Acrosound made a transformer specifically to address this (TO-350) with the ultraLinear taps as a totally isolated winding which could be biased at any voltage necessary.

See p11 of the acrosound transformer catalog for a schematic of a 100W 4164B amp:

http://www.clarisonus.com/Archives/Trans/Acro55.pdf

Would it be feasable to use an output transformer with the standard 40% screen taps, and capacitivly couple to the screens with screen bias supplied from a seperate DC supply via screen resistors?

Has anyone ever seen this done?

Tks.

Steven
 
I've never heard of it being done, but don't see why it wouldn't work. The question is, will it work well? Bias network would have to be low enough impedance to take care of screen current. That might be the killer.

I think plate to grid feedback is a much more elegant solution for beam tubes. I just made some curves for KT88 with 20% plate to grid feedback. I think mu was about 5, Rp was like 400 Ohms and it looked to put a 300B to shame as far as linearity goes. I'm just wondering if it will be stable if I build it.
 
I did get the circuit that I simulated in the thread mentioned in post #2 working. I was experimenting with cheap 6L6GC's in case something blew up. I don't think that I got it to sound as good as a real UL teansformer, but I didn't have much time to work on it before a string of unfortunate events curtailed most of my tube experiments for almost 2 years. I was thinking along similar lines, except I was thinking sweep tubes, big sweep tubes. The kind with a 1000 volt plate rating, but a 250 volt screen rating.
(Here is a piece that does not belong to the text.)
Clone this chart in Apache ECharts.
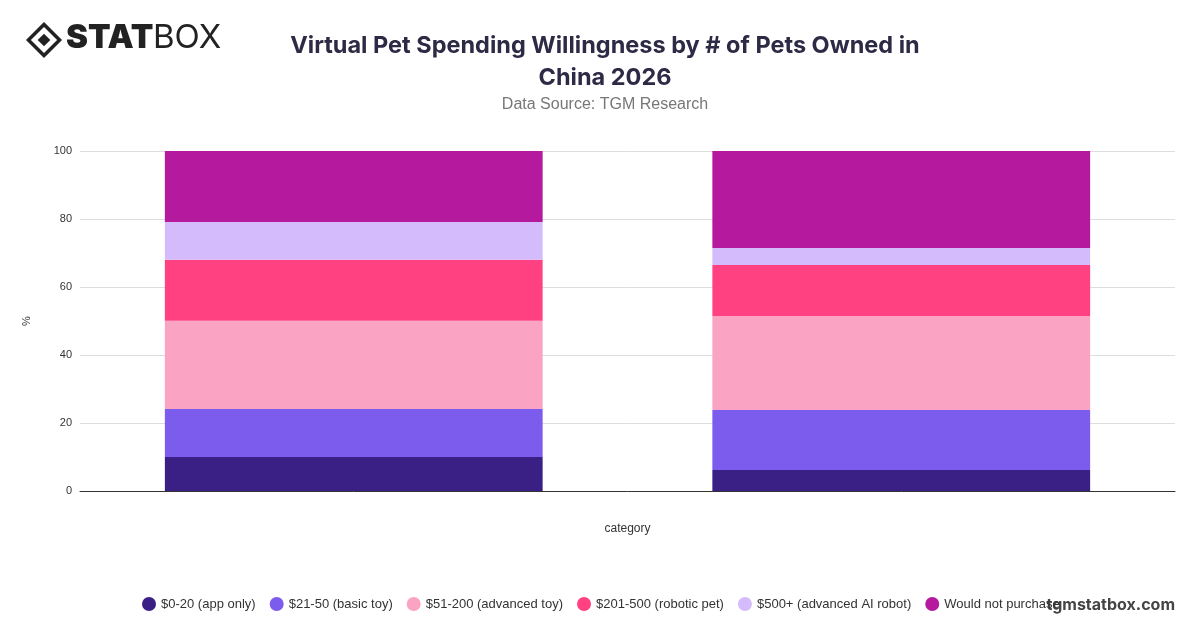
<!DOCTYPE html>
<html><head><meta charset="utf-8">
<script src="https://cdn.jsdelivr.net/npm/echarts@6/dist/echarts.min.js"></script>
<style>body{margin:0;background:#fff}#c{width:1200px;height:628px}</style>
</head><body><div id="c"></div>
<script>
const categories = ["1 pet", "2+ pets"];
const seriesNames = ["$0-20 (app only)", "$21-50 (basic toy)", "$51-200 (advanced toy)", "$201-500 (robotic pet)", "$500+ (advanced AI robot)", "Would not purchase"];
const v0_20 = [10, 6.2];
const v21_50 = [14.1, 17.6];
const v51_200 = [26, 27.7];
const v201_500 = [17.9, 15];
const v500 = [11.1, 5];
const vNot = [20.9, 28.5];
const colors = ["#3a1f85", "#7c5cec", "#fba3c2", "#ff4081", "#d4bbfb", "#b5199d"];
const values = [v0_20, v21_50, v51_200, v201_500, v500, vNot];
const chart = echarts.init(document.getElementById('c'));
chart.setOption({
  animation: false,
  color: colors,
  title: [
    {text: "Virtual Pet Spending Willingness by # of Pets Owned in\nChina 2026", left: 600, top: 25, textAlign: 'center',
     textStyle: {fontFamily: 'Inter', fontSize: 23.5, fontWeight: 'bold', color: '#2d2a45', lineHeight: 32}},
    {text: "Data Source: TGM Research", left: 600, top: 92, textAlign: 'center',
     textStyle: {fontFamily: 'Liberation Sans', fontSize: 16, fontWeight: 'normal', color: '#777'}}
  ],
  graphic: [
    {type: 'rect', shape: {x: -11, y: -11, width: 22, height: 22}, x: 44, y: 40, rotation: Math.PI/4,
     style: {fill: 'none', stroke: '#222', lineWidth: 3.5}},
    {type: 'rect', shape: {x: -4.5, y: -4.5, width: 9, height: 9}, x: 44, y: 40, rotation: Math.PI/4, style: {fill: '#222'}},
    {type: 'text', x: 66, y: 22, style: {text: 'STAT', font: '900 33px Inter', fill: '#222'}},
    {type: 'text', x: 153, y: 22, style: {text: 'BOX', font: '33px Inter', fill: '#222'}},
    {type: 'text', right: 25, top: 597, style: {text: 'tgmstatbox.com', font: 'bold 16px Inter', fill: '#444'}}
  ],
  legend: {bottom: 12, left: 137, itemWidth: 14, itemHeight: 14, icon: 'circle', itemGap: 14,
    textStyle: {fontFamily: 'Liberation Sans', fontSize: 13, color: '#333'}},
  grid: {left: 80, right: 25, top: 151, bottom: 137},
  xAxis: {type: 'category', data: categories, name: 'category', nameLocation: 'middle', nameGap: 32,
    nameTextStyle: {fontFamily: 'Liberation Sans', fontSize: 12, color: '#333'},
    axisLabel: {show: false}, axisTick: {show: false}, axisLine: {lineStyle: {color: '#333'}}},
  yAxis: {type: 'value', min: 0, max: 100, interval: 20, name: '%', nameLocation: 'middle', nameGap: 48,
    nameTextStyle: {fontFamily: 'Liberation Sans', fontSize: 11, color: '#333'},
    axisLabel: {fontFamily: 'Liberation Sans', fontSize: 11, color: '#333'},
    splitLine: {lineStyle: {color: '#ddd'}}},
  series: seriesNames.map((n, i) => ({name: n, type: 'bar', stack: 'a', data: values[i], barWidth: '69%'}))
});
</script></body></html>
I had all sorts of new ideas during the 2 years of no experiments, so I started in on some of the fresh ideas and have since learned how to extract over 100 watts from a pair of 6L6GC without any glow (AB2) so I never got back to the "adjustable split load" experiments.

I recently read a thread on another forum where someone proposed a rather novel circuit using a 12AU7 to feed the screens.
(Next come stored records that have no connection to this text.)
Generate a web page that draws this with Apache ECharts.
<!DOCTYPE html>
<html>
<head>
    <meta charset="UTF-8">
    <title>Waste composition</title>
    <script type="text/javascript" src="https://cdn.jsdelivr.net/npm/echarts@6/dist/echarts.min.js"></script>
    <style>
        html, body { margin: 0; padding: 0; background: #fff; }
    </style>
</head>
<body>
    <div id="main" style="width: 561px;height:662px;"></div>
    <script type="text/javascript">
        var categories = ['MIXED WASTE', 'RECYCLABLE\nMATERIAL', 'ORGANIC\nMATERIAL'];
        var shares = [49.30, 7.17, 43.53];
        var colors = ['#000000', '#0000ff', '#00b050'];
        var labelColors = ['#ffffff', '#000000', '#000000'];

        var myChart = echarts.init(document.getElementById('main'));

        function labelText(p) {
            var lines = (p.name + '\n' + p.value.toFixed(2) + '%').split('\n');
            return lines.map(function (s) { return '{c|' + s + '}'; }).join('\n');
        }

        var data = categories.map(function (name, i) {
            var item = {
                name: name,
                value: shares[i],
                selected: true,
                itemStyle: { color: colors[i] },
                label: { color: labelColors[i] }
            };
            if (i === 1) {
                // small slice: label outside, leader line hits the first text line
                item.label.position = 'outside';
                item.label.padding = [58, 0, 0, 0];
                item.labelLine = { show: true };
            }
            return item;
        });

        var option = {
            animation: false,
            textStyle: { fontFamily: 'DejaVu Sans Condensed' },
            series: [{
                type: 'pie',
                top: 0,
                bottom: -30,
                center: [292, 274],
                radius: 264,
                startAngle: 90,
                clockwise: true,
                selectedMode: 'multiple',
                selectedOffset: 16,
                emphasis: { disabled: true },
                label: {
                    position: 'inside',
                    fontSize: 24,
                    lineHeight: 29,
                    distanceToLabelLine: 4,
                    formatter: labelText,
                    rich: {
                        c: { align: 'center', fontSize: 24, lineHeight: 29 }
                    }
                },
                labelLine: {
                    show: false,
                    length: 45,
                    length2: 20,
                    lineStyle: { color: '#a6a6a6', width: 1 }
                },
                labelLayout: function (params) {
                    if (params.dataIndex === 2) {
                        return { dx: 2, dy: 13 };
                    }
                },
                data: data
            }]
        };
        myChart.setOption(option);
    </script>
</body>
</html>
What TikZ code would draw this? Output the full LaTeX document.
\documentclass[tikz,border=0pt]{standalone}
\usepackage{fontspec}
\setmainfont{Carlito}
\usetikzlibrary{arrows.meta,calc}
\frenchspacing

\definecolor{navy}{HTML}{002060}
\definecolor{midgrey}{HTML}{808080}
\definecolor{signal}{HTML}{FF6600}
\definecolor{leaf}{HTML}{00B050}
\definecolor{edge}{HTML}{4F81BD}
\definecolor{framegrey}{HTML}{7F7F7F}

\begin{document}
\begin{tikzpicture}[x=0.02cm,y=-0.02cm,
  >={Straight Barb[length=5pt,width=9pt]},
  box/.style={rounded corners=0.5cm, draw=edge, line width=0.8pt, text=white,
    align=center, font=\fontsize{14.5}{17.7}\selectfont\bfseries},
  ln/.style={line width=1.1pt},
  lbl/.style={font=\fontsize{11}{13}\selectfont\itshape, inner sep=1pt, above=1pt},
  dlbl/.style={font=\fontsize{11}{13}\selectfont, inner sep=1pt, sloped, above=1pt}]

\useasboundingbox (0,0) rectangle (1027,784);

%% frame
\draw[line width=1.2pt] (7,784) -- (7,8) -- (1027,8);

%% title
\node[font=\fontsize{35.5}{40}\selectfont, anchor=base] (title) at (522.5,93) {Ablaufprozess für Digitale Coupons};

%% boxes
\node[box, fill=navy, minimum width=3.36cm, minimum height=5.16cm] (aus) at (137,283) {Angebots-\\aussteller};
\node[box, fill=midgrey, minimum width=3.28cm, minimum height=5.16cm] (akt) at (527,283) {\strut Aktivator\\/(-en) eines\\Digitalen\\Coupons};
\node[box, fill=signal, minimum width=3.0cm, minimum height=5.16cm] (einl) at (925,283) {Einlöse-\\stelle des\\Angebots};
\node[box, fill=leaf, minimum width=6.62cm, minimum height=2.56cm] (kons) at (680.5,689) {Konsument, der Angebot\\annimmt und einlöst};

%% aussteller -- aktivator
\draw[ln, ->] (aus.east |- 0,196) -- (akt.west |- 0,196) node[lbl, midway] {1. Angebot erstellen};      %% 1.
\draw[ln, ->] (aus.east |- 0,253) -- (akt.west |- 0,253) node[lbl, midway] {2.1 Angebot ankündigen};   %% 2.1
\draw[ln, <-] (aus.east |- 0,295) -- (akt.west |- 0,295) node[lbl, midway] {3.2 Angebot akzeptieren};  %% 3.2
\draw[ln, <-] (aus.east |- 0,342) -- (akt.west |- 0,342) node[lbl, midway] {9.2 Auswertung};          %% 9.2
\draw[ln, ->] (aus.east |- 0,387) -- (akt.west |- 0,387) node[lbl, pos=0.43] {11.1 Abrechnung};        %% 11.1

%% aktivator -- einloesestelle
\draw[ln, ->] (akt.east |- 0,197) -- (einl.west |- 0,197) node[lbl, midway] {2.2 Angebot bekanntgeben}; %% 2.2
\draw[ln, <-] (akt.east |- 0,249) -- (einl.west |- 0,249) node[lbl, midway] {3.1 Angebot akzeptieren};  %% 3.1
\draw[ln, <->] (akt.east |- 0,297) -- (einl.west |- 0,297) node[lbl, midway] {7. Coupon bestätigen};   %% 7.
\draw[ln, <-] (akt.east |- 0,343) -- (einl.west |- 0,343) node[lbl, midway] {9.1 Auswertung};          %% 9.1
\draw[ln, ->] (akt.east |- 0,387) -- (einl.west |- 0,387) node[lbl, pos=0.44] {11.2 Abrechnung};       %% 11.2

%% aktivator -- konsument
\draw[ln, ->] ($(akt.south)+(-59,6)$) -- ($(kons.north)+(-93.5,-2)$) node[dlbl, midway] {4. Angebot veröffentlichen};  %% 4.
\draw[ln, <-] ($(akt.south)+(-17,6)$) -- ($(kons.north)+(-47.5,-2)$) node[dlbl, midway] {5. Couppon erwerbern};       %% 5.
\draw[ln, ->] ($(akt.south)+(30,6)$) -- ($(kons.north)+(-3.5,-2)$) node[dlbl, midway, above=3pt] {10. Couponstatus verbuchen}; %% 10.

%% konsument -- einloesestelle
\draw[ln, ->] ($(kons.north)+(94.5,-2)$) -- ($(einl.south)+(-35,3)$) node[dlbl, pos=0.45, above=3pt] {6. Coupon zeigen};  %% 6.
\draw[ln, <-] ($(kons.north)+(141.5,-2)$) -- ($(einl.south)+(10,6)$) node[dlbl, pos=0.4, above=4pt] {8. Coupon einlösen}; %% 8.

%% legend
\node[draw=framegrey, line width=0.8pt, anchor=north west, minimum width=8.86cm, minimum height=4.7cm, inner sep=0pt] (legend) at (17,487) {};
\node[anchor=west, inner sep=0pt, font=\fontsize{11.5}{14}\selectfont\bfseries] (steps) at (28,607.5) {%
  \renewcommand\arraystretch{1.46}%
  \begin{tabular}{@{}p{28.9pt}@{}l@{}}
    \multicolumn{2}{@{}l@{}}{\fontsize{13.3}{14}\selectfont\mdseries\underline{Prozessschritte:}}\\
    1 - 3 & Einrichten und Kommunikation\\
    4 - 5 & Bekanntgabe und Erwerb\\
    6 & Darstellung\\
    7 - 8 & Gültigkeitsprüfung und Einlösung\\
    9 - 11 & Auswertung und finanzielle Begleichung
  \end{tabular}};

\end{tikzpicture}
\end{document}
http://geek.scorpiorising.ca/GeeK_ZonE/index.php?topic=4239.0

I think plate to grid feedback is a much more elegant solution for beam tubes.
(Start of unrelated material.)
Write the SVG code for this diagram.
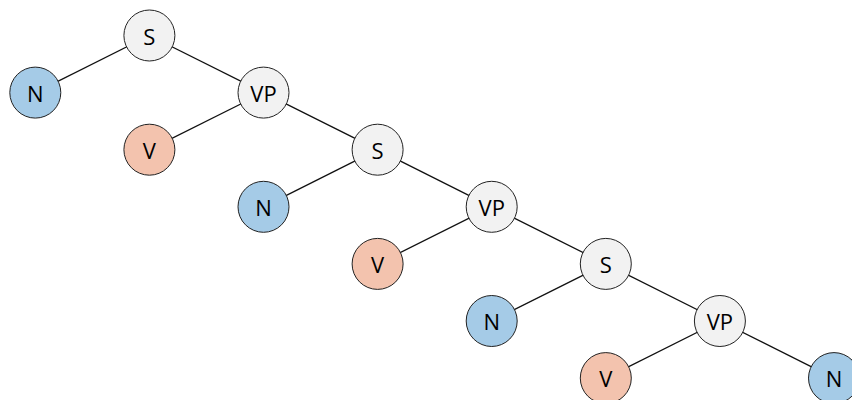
<svg xmlns="http://www.w3.org/2000/svg" width="852" height="400" viewBox="0 0 852 400">
<style>
.n circle{stroke:#222;stroke-width:1}
.g circle{fill:#f2f2f2}
.b circle{fill:#a5cbe7}
.o circle{fill:#f3c3ae}
text{font-family:"Open Sans","Noto Sans",sans-serif;font-size:22px;fill:#000;text-anchor:middle;dominant-baseline:central}
#edges line{stroke:#111;stroke-width:1.3}
</style>
<rect width="852" height="400" fill="#fff"/>
<g id="edges">
<line x1="149.4" y1="35.5" x2="35.3" y2="92.6"/>
<line x1="149.4" y1="35.5" x2="263.5" y2="92.6"/>
<line x1="263.5" y1="92.6" x2="149.4" y2="149.7"/>
<line x1="263.5" y1="92.6" x2="377.6" y2="149.7"/>
<line x1="377.6" y1="149.7" x2="263.5" y2="206.8"/>
<line x1="377.6" y1="149.7" x2="491.7" y2="206.8"/>
<line x1="491.7" y1="206.8" x2="377.6" y2="263.9"/>
<line x1="491.7" y1="206.8" x2="605.8" y2="263.9"/>
<line x1="605.8" y1="263.9" x2="491.7" y2="321"/>
<line x1="605.8" y1="263.9" x2="719.9" y2="321"/>
<line x1="719.9" y1="321" x2="605.8" y2="378.1"/>
<line x1="719.9" y1="321" x2="834" y2="378.1"/>
</g>
<g id="s1" class="n g"><circle cx="149.4" cy="35.5" r="25.5"/><text x="149.4" y="35.5">S</text></g>
<g id="n1" class="n b"><circle cx="35.3" cy="92.6" r="25.5"/><text x="35.3" y="92.6">N</text></g>
<g id="vp1" class="n g"><circle cx="263.5" cy="92.6" r="25.5"/><text x="263.5" y="92.6">VP</text></g>
<g id="v1" class="n o"><circle cx="149.4" cy="149.7" r="25.5"/><text x="149.4" y="149.7">V</text></g>
<g id="s2" class="n g"><circle cx="377.6" cy="149.7" r="25.5"/><text x="377.6" y="149.7">S</text></g>
<g id="n2" class="n b"><circle cx="263.5" cy="206.8" r="25.5"/><text x="263.5" y="206.8">N</text></g>
<g id="vp2" class="n g"><circle cx="491.7" cy="206.8" r="25.5"/><text x="491.7" y="206.8">VP</text></g>
<g id="v2" class="n o"><circle cx="377.6" cy="263.9" r="25.5"/><text x="377.6" y="263.9">V</text></g>
<g id="s3" class="n g"><circle cx="605.8" cy="263.9" r="25.5"/><text x="605.8" y="263.9">S</text></g>
<g id="n3" class="n b"><circle cx="491.7" cy="321" r="25.5"/><text x="491.7" y="321">N</text></g>
<g id="vp3" class="n g"><circle cx="719.9" cy="321" r="25.5"/><text x="719.9" y="321">VP</text></g>
<g id="v3" class="n o"><circle cx="605.8" cy="378.1" r="25.5"/><text x="605.8" y="378.1">V</text></g>
<g id="n4" class="n b"><circle cx="834" cy="378.1" r="25.5"/><text x="834" y="378.1">N</text></g>
</svg>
Use a driver with a fairly high rP and then simply add a resistor from the plate of the output tube to the plate of the driver (2 resistors for P-P). Start with about 100K and tweak from there.
 
Gimp,
See this thread for a discussion of what you are talking about.
http://www.diyaudio.com/forums/showthread.php?t=97384
A simple capacitor coupling won't work but a MOSFET circuit can be implemented to separate the AC and DC conditions on the screen connection.
Cheers,
Ian

The adjustable distributed load thread... All the promises to build it, yet no one
built it, at least no one reported back... Maybe now it will get built!

I think plate-grid feedback is much more useful and easier to design to a specific
impedance and mu goal, so that's what I'm building these days.

Edit - Sorry tubelab, posts crossed. So there was a working prototype!